A lot has changed in four years. Jamilly says that when they first started, they’d type in the word kindness and maybe two or three pages come up. Now, it is hundreds.

Perhaps as with mindfulness, it has become an ‘okay’ word.

“Kindness was treated with a ‘Perhaps it’s religious or some sort of weird group or there’s an agenda there’ whereas now it is a word they can use in their everyday vocabulary and it not be weird,” says Jamilly.

He modestly says he hopes he’s had a small part to play in that, but it’s likely they have had a big part, centre stage.

They’ve undertaken a lot of initiatives to help promote the idea of kindness as an everyday part of life. Georgina, who at Kindness UK, says that they have undertaken a national kindness survey, asking 40 – 50 questions to around 900 people to pull together evidence on how it affects our lives.

The charity posts a lot of stories they’ve seen in the press, which range from random acts of kindness to pay it forward initiatives.

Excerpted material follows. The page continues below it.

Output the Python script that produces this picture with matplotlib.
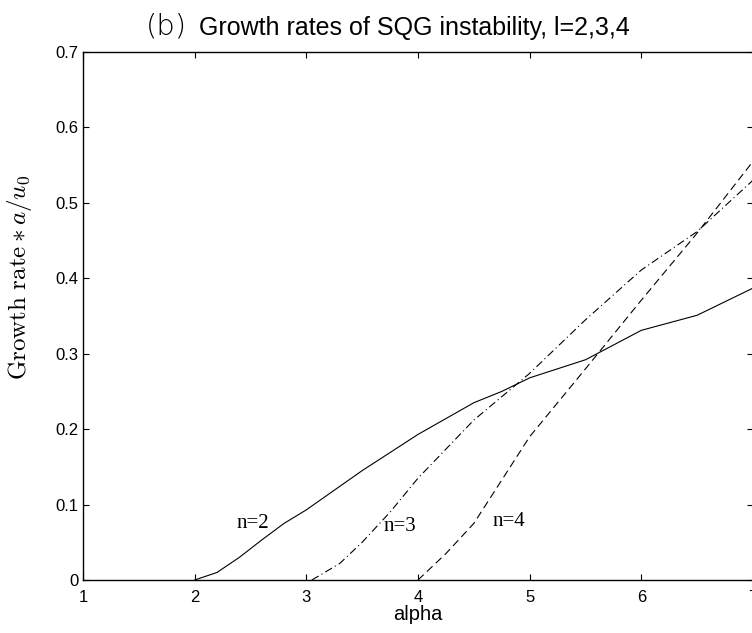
import matplotlib
matplotlib.use("Agg")
import matplotlib.pyplot as plt

# ---------------- DATA ----------------
alpha_n2 = [2.0, 2.2, 2.4, 2.6, 2.8, 3.0, 3.5, 4.0, 4.5, 4.75, 5.0, 5.5, 6.0, 6.5, 7.0]
growth_n2 = [0, 0.01, 0.03, 0.053, 0.075, 0.093, 0.145, 0.193, 0.235, 0.25, 0.268, 0.292, 0.331, 0.351, 0.387]

alpha_n3 = [3.05, 3.3, 3.5, 3.75, 4.0, 4.5, 5.0, 5.5, 6.0, 6.5, 7.0]
growth_n3 = [0, 0.022, 0.05, 0.09, 0.135, 0.212, 0.274, 0.345, 0.411, 0.462, 0.53]

alpha_n4 = [4.0, 4.25, 4.5, 5.0, 5.5, 6.0, 6.5, 7.0]
growth_n4 = [0, 0.035, 0.075, 0.19, 0.28, 0.371, 0.46, 0.555]

x_ticks = [1, 2, 3, 4, 5, 6, 7]
y_ticks = [0, 0.1, 0.2, 0.3, 0.4, 0.5, 0.6, 0.7]
y_tick_labels = ["0", "0.1", "0.2", "0.3", "0.4", "0.5", "0.6", "0.7"]
# --------------------------------------

plt.rcParams["mathtext.fontset"] = "cm"

W, H = 752, 633
fig = plt.figure(figsize=(W / 100, H / 100), dpi=100)
ax = fig.add_axes([83 / W, 53 / H, 670 / W, 528 / H])

ax.plot(alpha_n2, growth_n2, color="black", lw=0.8, ls="-")
ax.plot(alpha_n3, growth_n3, color="black", lw=0.8, dashes=[7, 3, 1, 3])
ax.plot(alpha_n4, growth_n4, color="black", lw=0.8, dashes=[7, 4])

ax.text(2.52, 0.075, "n=2", family="Liberation Serif", fontsize=15, ha="center", va="center")
ax.text(3.84, 0.071, "n=3", family="Liberation Serif", fontsize=15, ha="center", va="center")
ax.text(4.81, 0.077, "n=4", family="Liberation Serif", fontsize=15, ha="center", va="center")

ax.set_xlim(1, 7)
ax.set_ylim(0, 0.7)
ax.set_xticks(x_ticks)
ax.set_yticks(y_ticks)
ax.set_yticklabels(y_tick_labels)
ax.tick_params(direction="in", length=4.5, width=0.8, top=True, right=True,
               labelsize=12)
ax.tick_params(axis="x", pad=7)
ax.tick_params(axis="y", pad=3.5)
for lab in ax.get_xticklabels() + ax.get_yticklabels():
    lab.set_family("Liberation Sans")
for s in ax.spines.values():
    s.set_linewidth(1.0)

ax.set_xlabel("alpha", family="Liberation Sans", fontsize=14.5, labelpad=0)

fig.text(20 / W, 1 - 277 / H, r"$\mathrm{Growth\ rate} \ast a/u_0$",
         rotation=90, fontsize=18, ha="center", va="center")

fig.text(146 / W, 1 - 35 / H, "(b)", family="DejaVu Sans", weight="light",
         color="black", fontsize=21, ha="left", va="baseline")
fig.text(199 / W, 1 - 35 / H, "Growth rates of SQG instability, l=2,3,4",
         family="Liberation Sans", fontsize=18, ha="left", va="baseline")

fig.savefig("out.png", dpi=100)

“One lady went though a drive-through and paid for the next one and it went on for 20 cars or so – people love to hear about things like that.”

They also have an ongoing partnership with the Good Deeds Organisation, so they report global good deeds and they have written academic papers on the science of kindness and connectedness of kindness in all major religions in the world.

What’s next?

“We’re about to start on what we call our business kindness charter,” says David. “We are going to get businesses to sign up to a statement of kindness in their transactions.

“Our definition is at a more accessible level for high street or manufacturing plants. We bring words like altruism, generosity, philanthropy together and the opportunities for people to do kindness is actually quite immense. By setting this in motion, there is a repercussive effect.”

One of the strongest pieces of work they have done to date is how to bring the idea of kindness into schools. Get them young, and it’s a virtue they’ll be practicing and preaching when they become adults.

Kindness UK started with a primary school pack.

David says: “A primary school age is a time when you can latch on certain ways of thinking. We can mould their ways of acting with each other. It was a big challenge to find things that sit alongside the curriculum but we’re reaching five million children.”

From the 1,250 schools that have received the booklet – which also has exercises and homework students can do around kindness – the feedback has been that this is the best thing since sliced bread.

The knock on effect, says David, is immense. Imagine the impact it might have on bullying, dealing with your parents and playing in the school yard – the list, he says, goes on.

The true benefits of kindness however, comes in being consciously kind – in other words, being aware of what you do. David tries to do one thing each day. “It could be writing a cheque to help someone, speaking to a distant relation, or holding the door open for someone. Step outside of your normal pattern.”

Kindness UK aren’t the only ones fighting the good fight, indicating that this is as important a movement as the ones around happiness and mindfulness.

The Kindness Offensive is a fantastic initiative that undertakes random acts of kindness on a large scale, giving back to communities by asking for food, books and property donations and distributing it to those who need them. (They even have their own bus).

On a smaller scale, there are stories of kindness taking place all over the world.

It’s not that we’re unaware of how kindness can affect our lives. And in fact, the ongoing struggle and backlash against how isolated technology and social media is making our lives indicates we do want more from our existence.

“As we see kindness rippling through, we know that if everyone feels connected and everyone feels more like a community, then everything can work better. We can learn better and be able to thrive,” says Georgina.

That doesn’t mean there still isn’t work to be done.

“As the world moves towards living in silos, and living in boxes,” says David, “we need to create more opportunities for kindness. If we look at global politics – there are many areas where if people were talking kindly to each other, a lot of things may be defused.”

We don’t need fancy stats to prove David’s last point – a brief look at BBC Parliament tells us all we need to know.